# Realtek HD Audio - disabling JackSense / SmartJack (make always on)



## marrogant (Jan 18, 2021)

Hi, 
I've got a Lenovo T590 and I'm looking for a way to have the "Realtek HD Audio 2nd Audio output" always active, even when nothing is plugged in.

(My main issue is the program Voicemeter freezes/crashes when the earphone gets knocked out & the Realtek driver has the device disappear.)

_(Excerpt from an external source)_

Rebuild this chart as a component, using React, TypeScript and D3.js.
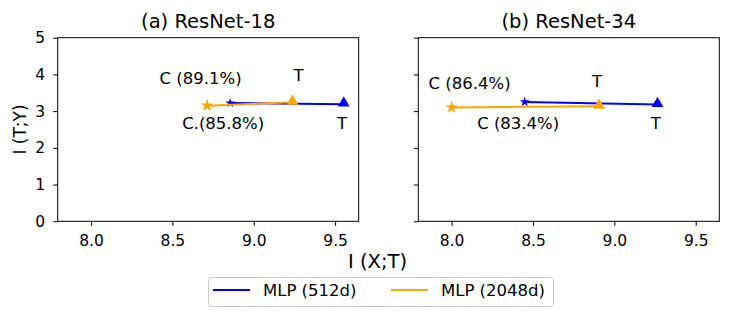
import React from "react";
import * as d3 from "d3";

const panelTitles = ["(a) ResNet-18", "(b) ResNet-34"];
const seriesNames = ["MLP (512d)", "MLP (2048d)"];
const seriesColors = ["#0000ff", "#ffa500"];

// [star (C), triangle (T)] for each panel
const blueX = [[8.855, 9.553], [8.449, 9.265]];
const blueY = [[3.22, 3.19], [3.25, 3.18]];
const orangeX = [[8.714, 9.238], [8.0, 8.906]];
const orangeY = [[3.15, 3.24], [3.1, 3.13]];

const labelText = [
  ["C (89.1%)", "T", "C.(85.8%)", "T"],
  ["C (86.4%)", "T", "C (83.4%)", "T"],
];
const labelX = [[8.673, 9.275, 8.812, 9.542], [8.11, 8.894, 8.409, 9.255]];
const labelY = [[3.737, 3.82, 2.51, 2.51], [3.6, 3.655, 2.51, 2.51]];

const xTicks = [8.0, 8.5, 9.0, 9.5];
const yTicks = [0, 1, 2, 3, 4, 5];

const font = "DejaVu Sans, sans-serif";

export default function App() {
  const svgRef = React.useRef<SVGSVGElement>(null);
  const width = 731;
  const height = 319;
  const panelLefts = [57.7, 418.3];
  const panelWidth = 301;
  const top = 37.7;
  const bottom = 221.3;

  React.useEffect(() => {
    const svg = d3.select(svgRef.current);
    svg.selectAll("*").remove();

    const yScale = d3.scaleLinear().domain([0, 5]).range([bottom, top]);
    const star = d3.symbol().type(d3.symbolStar);
    const tri = d3.symbol().type(d3.symbolTriangle);

    panelLefts.forEach((left, p) => {
      const xScale = d3
        .scaleLinear()
        .domain([7.795, 9.645])
        .range([left, left + panelWidth]);
      const g = svg.append("g");

      const xAxis = d3
        .axisBottom(xScale)
        .tickValues(xTicks)
        .tickSize(4.5)
        .tickPadding(9)
        .tickFormat(d3.format(".1f"));
      g.append("g")
        .attr("transform", `translate(0,${bottom})`)
        .call(xAxis)
        .call((a) => a.select(".domain").remove())
        .selectAll("text")
        .style("font-size", "15.5px")
        .style("font-family", font)
        .attr("fill", "#000");

      const yAxis = d3
        .axisLeft(yScale)
        .tickValues(yTicks)
        .tickSize(4.5)
        .tickPadding(8)
        .tickFormat(d3.format("d"));
      g.append("g")
        .attr("transform", `translate(${left},0)`)
        .call(yAxis)
        .call((a) => a.select(".domain").remove())
        .call((a) => {
          if (p === 1) a.selectAll(".tick text").remove();
        })
        .selectAll("text")
        .style("font-size", "15.5px")
        .style("font-family", font)
        .attr("fill", "#000");

      const lines = [
        { xs: blueX[p], ys: blueY[p], color: seriesColors[0], starSize: 30 },
        { xs: orangeX[p], ys: orangeY[p], color: seriesColors[1], starSize: 50 },
      ];
      lines.forEach((s) => {
        const pts = s.xs.map((x, i) => [xScale(x), yScale(s.ys[i])] as [number, number]);
        g.append("path")
          .attr("d", d3.line()(pts))
          .attr("fill", "none")
          .attr("stroke", s.color)
          .attr("stroke-width", 2);
        g.append("path")
          .attr("d", star.size(s.starSize)())
          .attr("transform", `translate(${pts[0][0]},${pts[0][1]})`)
          .attr("fill", s.color);
        g.append("path")
          .attr("d", tri.size(60)())
          .attr("transform", `translate(${pts[1][0]},${pts[1][1] - 1})`)
          .attr("fill", s.color);
      });

      labelText[p].forEach((t, i) => {
        g.append("text")
          .attr("x", xScale(labelX[p][i]))
          .attr("y", yScale(labelY[p][i]))
          .attr("text-anchor", "middle")
          .style("font-size", "16.5px")
          .style("font-family", font)
          .text(t);
      });

      g.append("rect")
        .attr("x", left)
        .attr("y", top)
        .attr("width", panelWidth)
        .attr("height", bottom - top)
        .attr("fill", "none")
        .attr("stroke", "#000")
        .attr("stroke-width", 1);

      g.append("text")
        .attr("x", left + panelWidth / 2)
        .attr("y", 28)
        .attr("text-anchor", "middle")
        .style("font-size", "19.5px")
        .style("font-family", font)
        .text(panelTitles[p]);
    });

    svg.append("text")
      .attr("transform", `translate(26,${(top + bottom) / 2}) rotate(-90)`)
      .attr("text-anchor", "middle")
      .style("font-size", "17px")
      .style("font-family", font)
      .text("I (T;Y)");

    svg.append("text")
      .attr("x", 377.5)
      .attr("y", 268)
      .attr("text-anchor", "middle")
      .style("font-size", "19.5px")
      .style("font-family", font)
      .text("I (X;T)");

    const lg = svg.append("g");
    lg.append("rect")
      .attr("x", 208.5)
      .attr("y", 277.5)
      .attr("width", 345)
      .attr("height", 29)
      .attr("rx", 2)
      .attr("fill", "#fff")
      .attr("stroke", "#ccc");
    const itemX = [213, 391];
    seriesNames.forEach((n, i) => {
      lg.append("line")
        .attr("x1", itemX[i])
        .attr("x2", itemX[i] + 37)
        .attr("y1", 290)
        .attr("y2", 290)
        .attr("stroke", seriesColors[i])
        .attr("stroke-width", 2);
      lg.append("text")
        .attr("x", itemX[i] + 50)
        .attr("y", 296)
        .style("font-size", "16.5px")
        .style("font-family", font)
        .text(n);
    });
  }, []);

  return (
    <svg
      ref={svgRef}
      width={width}
      height={height}
      style={{ position: "absolute", left: 0, top: 0, background: "#fff" }}
    />
  );
}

I see a number of options in (Alan Finotty's?) amazing HDA Driver Test utility... but don't know the details of making that tool work.
I've also seen references to registry keys:
ForceDisableJD, _JackSense_, Jackctrl

Device HWID: INTELAUDIO\FUNC_01&VEN_10EC&DEV_0257&SUBSYS_17AA2284&REV_1000
Audio CODEC: ALC257

Realtek Driver Version: 6.0.8947.1 (UAD)
Proposed UAD driver   :  - 
INF needed to install : hdxlv.inf

Thanks!


----------



## Ferather (Jan 22, 2021)

Yes you can make it stay on, I just did the same here, it stays available even if they are unplugged (I renamed the device to Headphones).




Realtek Driver Version: 6.0.9091.1 (UAD, AAF)


----------



## marrogant (Jan 25, 2021)

Thanks, Ferather!
If I understand correctly, the key is AAF DCH Optimus Sound - Unlocked Realtek Drivers - that will give me those options you highlighted.


----------